#### [Exercise]
Pull out each line of the data that includes the word "matplotlib".
--- Start of Provided data ---
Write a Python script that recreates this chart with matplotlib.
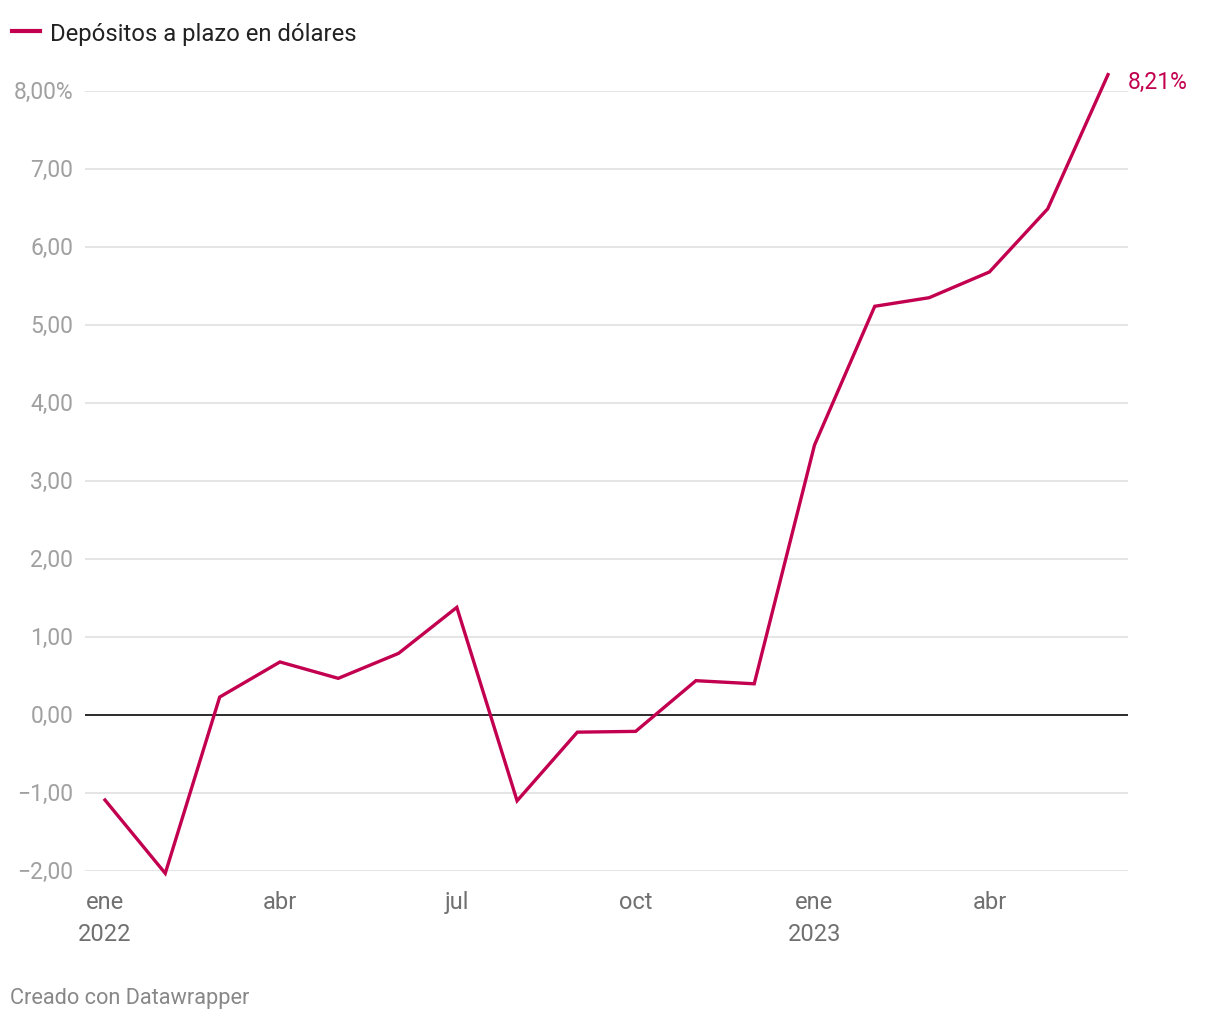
import matplotlib
matplotlib.use("Agg")
import matplotlib.pyplot as plt
import matplotlib.dates as mdates
import pandas as pd
from matplotlib.transforms import blended_transform_factory

plt.rcParams['font.family'] = ['Roboto', 'DejaVu Sans']

# Datos mensuales ene 2022 - jun 2023
fechas = pd.date_range('2022-01-01', '2023-06-01', freq='MS')
valores = [-1.09, -2.03, 0.23, 0.68, 0.47, 0.79, 1.38, -1.10, -0.22, -0.21,
           0.44, 0.40, 3.46, 5.24, 5.35, 5.68, 6.49, 8.21]
tick_fechas = pd.to_datetime(['2022-01-01', '2022-04-01', '2022-07-01',
                              '2022-10-01', '2023-01-01', '2023-04-01'])
tick_labels = ['ene\n2022', 'abr', 'jul', 'oct', 'ene\n2023', 'abr']
y_ticks = [-2, -1, 0, 1, 2, 3, 4, 5, 6, 7, 8]
serie = 'Depósitos a plazo en dólares'

color = '#c2004f'
W, H = 1220, 1020
fig = plt.figure(figsize=(W / 100, H / 100), dpi=100)
ax = fig.add_axes([85 / W, 1 - 872 / H, (1128 - 85) / W, (872 - 92) / H])

ax.set_ylim(-2, 8)
# 105 px -> 1 ene 2022, 1108 px -> 1 jun 2023
d0 = mdates.date2num(fechas[0])
d1 = mdates.date2num(fechas[-1])
ppd = (1108 - 105) / (d1 - d0)
ax.set_xlim(d0 - 20 / ppd, d1 + 20 / ppd)

trans = blended_transform_factory(fig.transFigure, ax.transData)
for y in y_ticks:
    if y == 0:
        ax.axhline(0, color='#1a1a1a', lw=1.3, zorder=2)
    else:
        ax.axhline(y, color='#e3e3e3', lw=1.3, zorder=1)
    lab = f'{y:,.2f}'.replace('.', ',').replace('-', '\u2212')
    if y == 8:
        lab += '%'
    ax.text(73 / W, y, lab, transform=trans, clip_on=False,
            ha='right', va='center', fontsize=16.5, color='#a0a0a0')

ax.plot(fechas, valores, color=color, lw=2.4, clip_on=False, zorder=3,
        solid_joinstyle='miter')
ax.annotate(f'{valores[-1]:.2f}%'.replace('.', ','), (fechas[-1], valores[-1]),
            xytext=(14, -5), textcoords='offset points', ha='left', va='center',
            fontsize=16.5, color=color, annotation_clip=False)

ax.set_yticks([])
ax.set_xticks(tick_fechas)
ax.set_xticklabels(tick_labels, fontsize=17, color='#707070', linespacing=1.45)
ax.tick_params(axis='x', length=0, pad=14)
for s in ax.spines.values():
    s.set_visible(False)

# leyenda
fig.lines.append(plt.Line2D([12 / W, 40 / W], [1 - 32 / H, 1 - 32 / H],
                            transform=fig.transFigure, color=color, lw=3))
fig.text(50 / W, 1 - 34 / H, serie, fontsize=17.2, color='#222222',
         ha='left', va='center')

fig.text(10 / W, 1 - 999 / H, 'Creado con Datawrapper', fontsize=15.7,
         color='#888888', ha='left', va='center')

fig.savefig('out.png', dpi=100, facecolor='white')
--- End of Provided data ---
#### [Written reply]
Write a Python script that recreates this chart with matplotlib.
import matplotlib
matplotlib.use("Agg")
import matplotlib.pyplot as plt
import matplotlib.dates as mdates
from matplotlib.transforms import blended_transform_factory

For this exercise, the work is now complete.